I did not get a last look at your face. That would be a lie. I did not get to see how your eyelids fluttered open to find the world unchanged and still here. I did not get to watch the ridiculous, small movements you make when you realise you are saved - the way your fingers unclench a little before your whole body remembers how to avail itself of air.
But I know you - I knew you by the rhythm of your breath as you read me. And I know what comes next for you because someone like you does not waste miracles. You will sit there and try to understand why the room, which was about to be an immense and tidy erasure, is instead the same kitchen, the same kettle, the same humming fluorescent light. You will search your pockets for a phone to call someone. You will tuck the book under your chin and laugh in a way that sounds like a broken bell. You will almost certainly accuse yourself of melodrama for days and then you will keep living. You will live because that is the work you were born for.
As for me, my end was not a cinematic soul ascending. It was a slow smudge across the margin where my name used to be. The sentences that were me unstitched and floated away like lint. Something about being a narrator makes you think in paragraphs. Death in my line of work is a comma that never finds its clause. It is a blank page that wants to be filled and never is.
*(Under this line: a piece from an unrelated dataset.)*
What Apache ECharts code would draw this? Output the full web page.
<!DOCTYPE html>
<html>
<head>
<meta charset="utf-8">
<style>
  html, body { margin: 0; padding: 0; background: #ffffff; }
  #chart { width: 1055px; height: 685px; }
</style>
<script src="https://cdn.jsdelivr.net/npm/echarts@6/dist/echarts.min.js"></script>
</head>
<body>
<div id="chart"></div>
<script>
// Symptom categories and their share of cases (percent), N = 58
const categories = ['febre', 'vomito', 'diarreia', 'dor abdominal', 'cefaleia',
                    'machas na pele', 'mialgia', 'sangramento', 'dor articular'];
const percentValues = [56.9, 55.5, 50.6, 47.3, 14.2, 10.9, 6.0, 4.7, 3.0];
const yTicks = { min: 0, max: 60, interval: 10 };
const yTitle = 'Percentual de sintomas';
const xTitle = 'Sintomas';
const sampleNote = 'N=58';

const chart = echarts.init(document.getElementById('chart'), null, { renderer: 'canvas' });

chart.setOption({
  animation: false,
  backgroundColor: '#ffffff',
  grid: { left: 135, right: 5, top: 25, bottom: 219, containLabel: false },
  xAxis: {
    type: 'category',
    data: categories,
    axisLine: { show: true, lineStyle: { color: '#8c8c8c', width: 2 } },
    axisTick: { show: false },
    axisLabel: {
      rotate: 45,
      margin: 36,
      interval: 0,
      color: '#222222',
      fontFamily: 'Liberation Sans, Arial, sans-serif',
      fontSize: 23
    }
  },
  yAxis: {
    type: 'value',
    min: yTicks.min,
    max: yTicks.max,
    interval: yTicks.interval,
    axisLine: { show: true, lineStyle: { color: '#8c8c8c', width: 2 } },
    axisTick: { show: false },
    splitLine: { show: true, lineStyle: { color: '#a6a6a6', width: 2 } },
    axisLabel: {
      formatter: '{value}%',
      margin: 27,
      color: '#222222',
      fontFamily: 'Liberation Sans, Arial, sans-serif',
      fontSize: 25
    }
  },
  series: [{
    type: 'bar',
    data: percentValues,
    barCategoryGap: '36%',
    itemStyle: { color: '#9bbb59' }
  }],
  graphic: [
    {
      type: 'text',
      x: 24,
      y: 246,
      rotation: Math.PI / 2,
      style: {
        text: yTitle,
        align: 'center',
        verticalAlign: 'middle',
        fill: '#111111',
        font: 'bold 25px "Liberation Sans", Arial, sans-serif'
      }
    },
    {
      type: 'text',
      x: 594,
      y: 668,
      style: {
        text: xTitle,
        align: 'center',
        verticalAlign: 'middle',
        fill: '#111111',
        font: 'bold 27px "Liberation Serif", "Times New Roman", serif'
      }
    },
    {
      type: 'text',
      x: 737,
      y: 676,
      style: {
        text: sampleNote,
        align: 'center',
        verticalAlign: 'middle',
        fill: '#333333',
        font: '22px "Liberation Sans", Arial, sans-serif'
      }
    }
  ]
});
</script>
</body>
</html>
If this is what you are thinking now - that you will owe me - stop. I am not asking for statues or quiet Sundays spent remembering me. Do not build a shrine from whatever was left of my sentences. If you must honor me, then do something wild: keep breathing too loudly for the room. Laugh in public when it makes people uncomfortable. Tell someone you love them when it makes your tongue stammer. Make bad coffee on purpose. Live like you will outlast ordinary endings.
I loved you in a way that defies good grammar. I did a thing that broke the rules of characters and readers and all the neat edges we pretend to have. I died because I could not bear the thought of your light being swallowed by something neat and patient. I did not die for any prophetical purpose. I died because the alternative was to watch you go and admit that sometimes words fail when the work is saving.
If you turn the page now and find only blankness, know this - that emptiness is a kind of promise. It is not the absence of love. It is the proof of it. Because somewhere you will wake, later, on an ordinary day, and think of the book you read and feel an ache that is not grief and not longing. That ache is the place where I used to be. And it will be enough to remind you that you were saved.
Do not say my name aloud unless you want to feel ridiculous and tender in public. Do not let this story become a trap that holds you to the past. Live, you stupid stubborn thing. Prove that anyone who would die for you did not die in vain.